** Start SUPPLIED INFORMATION **

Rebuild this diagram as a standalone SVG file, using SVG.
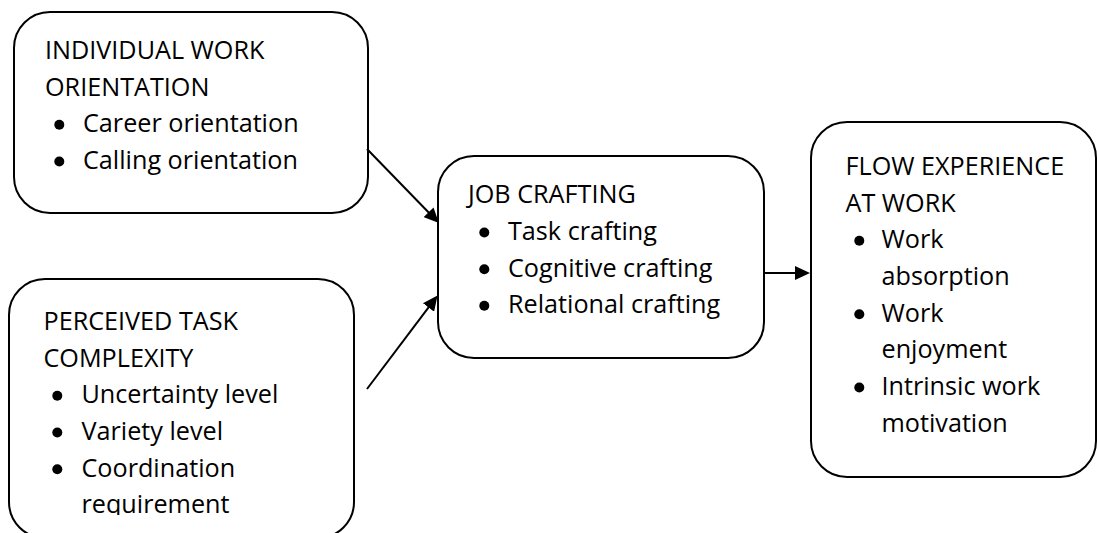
<svg xmlns="http://www.w3.org/2000/svg" width="1097" height="533" viewBox="0 0 1097 533">
  <style>
    .box { fill: #ffffff; stroke: #000000; stroke-width: 2; }
    .lbl { font-family: "Open Sans", "Liberation Sans", sans-serif; font-size: 25.2px; fill: #000000; }
    .dot { fill: #000000; }
    .link { fill: none; stroke: #000000; stroke-width: 2; marker-end: url(#head); }
  </style>
  <defs>
    <marker id="head" viewBox="0 0 15 14" refX="2" refY="7" markerWidth="15" markerHeight="14" markerUnits="userSpaceOnUse" orient="auto">
      <path d="M0,0 L15,7 L0,14 Z" fill="#000000"/>
    </marker>
    <!-- last line of the complexity box is cut at the page edge -->
    <clipPath id="pageCut">
      <rect x="0" y="0" width="1097" height="515"/>
    </clipPath>
  </defs>

  <rect x="0" y="0" width="1097" height="533" fill="#ffffff"/>

  <g id="individual-work-orientation">
    <rect class="box" x="14" y="12" width="354" height="201" rx="36" ry="36"/>
    <text class="lbl" x="45" y="59">INDIVIDUAL WORK</text>
    <text class="lbl" x="45" y="95.7">ORIENTATION</text>
    <circle class="dot" cx="59.3" cy="124.8" r="5"/>
    <text class="lbl" x="83" y="132.3">Career orientation</text>
    <circle class="dot" cx="59.3" cy="161.5" r="5"/>
    <text class="lbl" x="83" y="169">Calling orientation</text>
  </g>

  <g id="perceived-task-complexity">
    <rect class="box" x="9" y="279" width="345" height="259" rx="36" ry="36"/>
    <text class="lbl" x="43.5" y="330">PERCEIVED TASK</text>
    <text class="lbl" x="43.5" y="366.7">COMPLEXITY</text>
    <circle class="dot" cx="57.3" cy="395.8" r="5"/>
    <text class="lbl" x="81.5" y="403.3">Uncertainty level</text>
    <circle class="dot" cx="57.3" cy="432.5" r="5"/>
    <text class="lbl" x="81.5" y="440">Variety level</text>
    <circle class="dot" cx="57.3" cy="469.2" r="5"/>
    <text class="lbl" x="81.5" y="476.7">Coordination</text>
    <text class="lbl" x="81.5" y="513.4" clip-path="url(#pageCut)">requirement</text>
  </g>

  <g id="job-crafting">
    <rect class="box" x="438" y="156" width="326" height="202" rx="36" ry="36"/>
    <text class="lbl" x="468" y="203.3">JOB CRAFTING</text>
    <circle class="dot" cx="484.3" cy="232.5" r="5"/>
    <text class="lbl" x="508" y="240">Task crafting</text>
    <circle class="dot" cx="484.3" cy="269.2" r="5"/>
    <text class="lbl" x="508" y="276.7">Cognitive crafting</text>
    <circle class="dot" cx="484.3" cy="305.8" r="5"/>
    <text class="lbl" x="508" y="313.3">Relational crafting</text>
  </g>

  <g id="flow-experience-at-work">
    <rect class="box" x="811" y="122" width="285" height="355" rx="36" ry="36"/>
    <text class="lbl" x="845.5" y="175">FLOW EXPERIENCE</text>
    <text class="lbl" x="845.5" y="211.7">AT WORK</text>
    <circle class="dot" cx="859.3" cy="240.8" r="5"/>
    <text class="lbl" x="881.5" y="248.3">Work</text>
    <text class="lbl" x="881.5" y="285">absorption</text>
    <circle class="dot" cx="859.3" cy="314.2" r="5"/>
    <text class="lbl" x="881.5" y="321.7">Work</text>
    <text class="lbl" x="881.5" y="358.3">enjoyment</text>
    <circle class="dot" cx="859.3" cy="387.5" r="5"/>
    <text class="lbl" x="881.5" y="395">Intrinsic work</text>
    <text class="lbl" x="881.5" y="431.7">motivation</text>
  </g>

  <g id="connectors">
    <path class="link" d="M367,149 L429.9,213.7"/>
    <path class="link" d="M367,389 L429.7,305.9"/>
    <path class="link" d="M765,273 L797,273"/>
  </g>
</svg>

** End SUPPLIED INFORMATION **

Write out the full listing verbatim, excluding its pictures.

Rebuild this diagram as a standalone SVG file, using SVG.
<svg xmlns="http://www.w3.org/2000/svg" width="1097" height="533" viewBox="0 0 1097 533">
  <style>
    .box { fill: #ffffff; stroke: #000000; stroke-width: 2; }
    .lbl { font-family: "Open Sans", "Liberation Sans", sans-serif; font-size: 25.2px; fill: #000000; }
    .dot { fill: #000000; }
    .link { fill: none; stroke: #000000; stroke-width: 2; marker-end: url(#head); }
  </style>
  <defs>
    <marker id="head" viewBox="0 0 15 14" refX="2" refY="7" markerWidth="15" markerHeight="14" markerUnits="userSpaceOnUse" orient="auto">
      <path d="M0,0 L15,7 L0,14 Z" fill="#000000"/>
    </marker>
    <!-- last line of the complexity box is cut at the page edge -->
    <clipPath id="pageCut">
      <rect x="0" y="0" width="1097" height="515"/>
    </clipPath>
  </defs>

  <rect x="0" y="0" width="1097" height="533" fill="#ffffff"/>

  <g id="individual-work-orientation">
    <rect class="box" x="14" y="12" width="354" height="201" rx="36" ry="36"/>
    <text class="lbl" x="45" y="59">INDIVIDUAL WORK</text>
    <text class="lbl" x="45" y="95.7">ORIENTATION</text>
    <circle class="dot" cx="59.3" cy="124.8" r="5"/>
    <text class="lbl" x="83" y="132.3">Career orientation</text>
    <circle class="dot" cx="59.3" cy="161.5" r="5"/>
    <text class="lbl" x="83" y="169">Calling orientation</text>
  </g>

  <g id="perceived-task-complexity">
    <rect class="box" x="9" y="279" width="345" height="259" rx="36" ry="36"/>
    <text class="lbl" x="43.5" y="330">PERCEIVED TASK</text>
    <text class="lbl" x="43.5" y="366.7">COMPLEXITY</text>
    <circle class="dot" cx="57.3" cy="395.8" r="5"/>
    <text class="lbl" x="81.5" y="403.3">Uncertainty level</text>
    <circle class="dot" cx="57.3" cy="432.5" r="5"/>
    <text class="lbl" x="81.5" y="440">Variety level</text>
    <circle class="dot" cx="57.3" cy="469.2" r="5"/>
    <text class="lbl" x="81.5" y="476.7">Coordination</text>
    <text class="lbl" x="81.5" y="513.4" clip-path="url(#pageCut)">requirement</text>
  </g>

  <g id="job-crafting">
    <rect class="box" x="438" y="156" width="326" height="202" rx="36" ry="36"/>
    <text class="lbl" x="468" y="203.3">JOB CRAFTING</text>
    <circle class="dot" cx="484.3" cy="232.5" r="5"/>
    <text class="lbl" x="508" y="240">Task crafting</text>
    <circle class="dot" cx="484.3" cy="269.2" r="5"/>
    <text class="lbl" x="508" y="276.7">Cognitive crafting</text>
    <circle class="dot" cx="484.3" cy="305.8" r="5"/>
    <text class="lbl" x="508" y="313.3">Relational crafting</text>
  </g>

  <g id="flow-experience-at-work">
    <rect class="box" x="811" y="122" width="285" height="355" rx="36" ry="36"/>
    <text class="lbl" x="845.5" y="175">FLOW EXPERIENCE</text>
    <text class="lbl" x="845.5" y="211.7">AT WORK</text>
    <circle class="dot" cx="859.3" cy="240.8" r="5"/>
    <text class="lbl" x="881.5" y="248.3">Work</text>
    <text class="lbl" x="881.5" y="285">absorption</text>
    <circle class="dot" cx="859.3" cy="314.2" r="5"/>
    <text class="lbl" x="881.5" y="321.7">Work</text>
    <text class="lbl" x="881.5" y="358.3">enjoyment</text>
    <circle class="dot" cx="859.3" cy="387.5" r="5"/>
    <text class="lbl" x="881.5" y="395">Intrinsic work</text>
    <text class="lbl" x="881.5" y="431.7">motivation</text>
  </g>

  <g id="connectors">
    <path class="link" d="M367,149 L429.9,213.7"/>
    <path class="link" d="M367,389 L429.7,305.9"/>
    <path class="link" d="M765,273 L797,273"/>
  </g>
</svg>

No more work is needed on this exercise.